In 2009, the center received a grant to digitize 1000 photos pertaining to the history of agriculture in the county.

== Current Programming ==

=== Education ===
Educational programming at the ACCC focuses primarily on theatrical and musical education for children and youth ages 6–18.

For its School Matinee program, the Arts Center collaborates with schools from Cannon County and surrounding counties with the goal of introducing students to "their first formal art experience". Accc provides teachers with educational materials that prepare students for a theatrical performance at the Arts Center, which is performed by a mix of student and volunteer actors.

The Arts Center also hosts a Summer Youth Conservatory, with two Junior sessions (grades 1-6) and one Senior session (grades 7-12). Each session lasts two weeks, and provides students with classes and workshops in basic and advanced acting techniques, creative movement, vocal training and musical training, and each session ends with a performance by the students.

=== Cultural Arts ===
The ACCC showcases art by local and rural artists through annual events and museum and gallery exhibitions.

==== Crafts ====
The Arts Center coordinates and hosts the annual White Oak Craft Fair (est. 1990) in Woodbury, Tennessee, which awards prizes for artisanal work in traditional crafts such as carpentry, pottery, metalwork, glasswork, and basketry. The Craft Fair also features textile and fabric works, handmade jewelry, woodworking, and photography.

The ACCC facility includes a craft store which sells works by local artisans year round, and is a part of the Cumberland Crafts Trail.

==== Gallery ====
The Arts Center's Marley Berger Gallery holds six shows per year, with a focus on traditional works and works relating and/or significant to the local culture. The gallery features shows of local artists curated by the Arts Center as well as travelling shows.

=== Performing Arts ===
The Wilma Adams Theater at the Arts Center holds public performances of six shows per year, and three children's shows per year for school groups, including established plays and musicals as well as works by local and lesser-known playwrights.
The Theater also hosts concerts by local and touring performers of folk, bluegrass, blues, jazz music, and tribute bands.
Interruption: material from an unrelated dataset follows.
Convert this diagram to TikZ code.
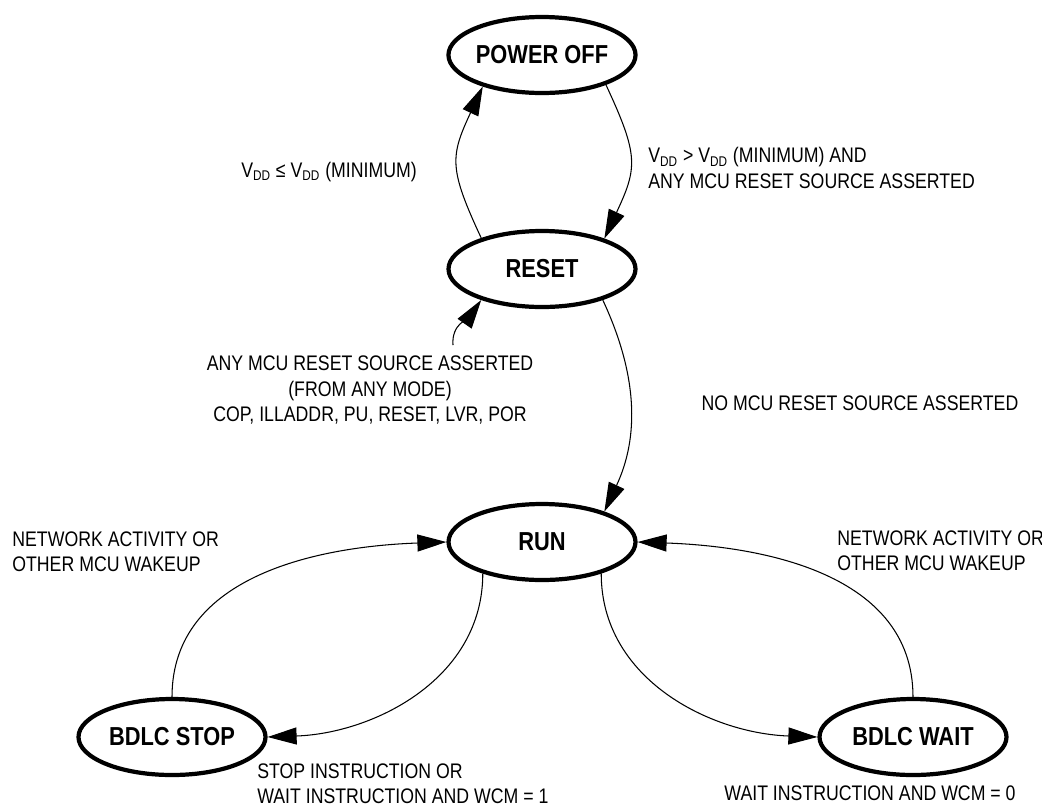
\documentclass[tikz,border=0pt]{standalone}
\usepackage{fontspec}
\setmainfont{Liberation Sans}[FakeStretch=0.84]
\usetikzlibrary{shapes.geometric,arrows.meta}

\begin{document}
\begin{tikzpicture}[x=0.2mm, y=-0.2mm, >={Triangle[length=5.8mm,width=3.4mm]}, line join=round,
    state/.style={ellipse, draw, line width=2.4pt, minimum width=37.4mm, minimum height=15.2mm, inner sep=0pt, font=\fontsize{14.8}{16}\selectfont\bfseries},
    trans/.style={->, line width=0.6pt},
    lbl/.style={font=\fontsize{12}{14.4}\selectfont, inner sep=0pt}]

    \useasboundingbox (0,0) rectangle (1042,806);

    % 状态
    \node[state] (poweroff) at (542,55) {POWER OFF};
    \node[state] (reset) at (542,269) {RESET};
    \node[state] (run) at (542,542) {RUN};
    \node[state] (stop) at (172,737) {BDLC STOP};
    \node[state] (wait) at (913,737) {BDLC WAIT};

    \coordinate (anysrc) at (453,345); % 来自任意模式

    % 转移
    \draw[trans] (reset.153) to[out=115, in=245, looseness=1.3] (poweroff.208);
    \draw[trans] (poweroff.-25) to[out=-65, in=65, looseness=1.3] (reset.26);
    \draw[trans] (reset.-27) to[out=-65, in=65] (run.26);
    \draw[trans] (anysrc) to[out=95, in=235] (reset.207);
    \draw[trans] (stop.north) to[out=90, in=182] (run.west);
    \draw[trans] (run.208) to[out=-90, in=2] (stop.east);
    \draw[trans] (run.-28) to[out=-90, in=178] (wait.west);
    \draw[trans] (wait.north) to[out=90, in=-2] (run.east);

    % 条件
    \node[lbl] (vlow) at (329,172) {V\textsubscript{DD} ≤ V\textsubscript{DD} (MINIMUM)};
    \node[lbl, anchor=west, align=left] (vhigh) at (648,168) {V\textsubscript{DD} > V\textsubscript{DD} (MINIMUM) AND\\ANY MCU RESET SOURCE ASSERTED};
    \node[lbl, align=center] (anyrst) at (370,390) {ANY MCU RESET SOURCE ASSERTED\\(FROM ANY MODE)\\COP, ILLADDR, PU, RESET, LVR, POR};
    \node[lbl] (norst) at (860,403) {NO MCU RESET SOURCE ASSERTED};
    \node[lbl, anchor=west, align=left] (wakel) at (12,552) {NETWORK ACTIVITY OR\\OTHER MCU WAKEUP};
    \node[lbl, anchor=west, align=left] (waker) at (837,551) {NETWORK ACTIVITY OR\\OTHER MCU WAKEUP};
    \node[lbl, anchor=west, align=left] (stopc) at (257,784) {STOP INSTRUCTION OR\\WAIT INSTRUCTION AND WCM = 1};
    \node[lbl] (waitc) at (870,793) {WAIT INSTRUCTION AND WCM = 0};
\end{tikzpicture}
\end{document}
Past performances at the Arts Center include Doyle Lawson & Quicksilver, Nnenna Freelon, Dr. Ralph Stanley, The Fairfield Four, Fisk Jubilee Singers, and Leon Redbone.

== Spring Fed Records ==

Begun in 2002, Spring Fed Records is the Arts Center's in-house record label, which focuses primarily on anthologies and re-issues of traditional bluegrass, country, folk, gospel, and blues recording. SFR's John Work III: Recording Black Culture, a compilation of recordings made by folklorist John Work III, won the Grammy Award for Best Album Notes. In 2010, SFR began recording local working artists in the folk and bluegrass genres. Springfed Records is now owned by Middle Tennessee State University.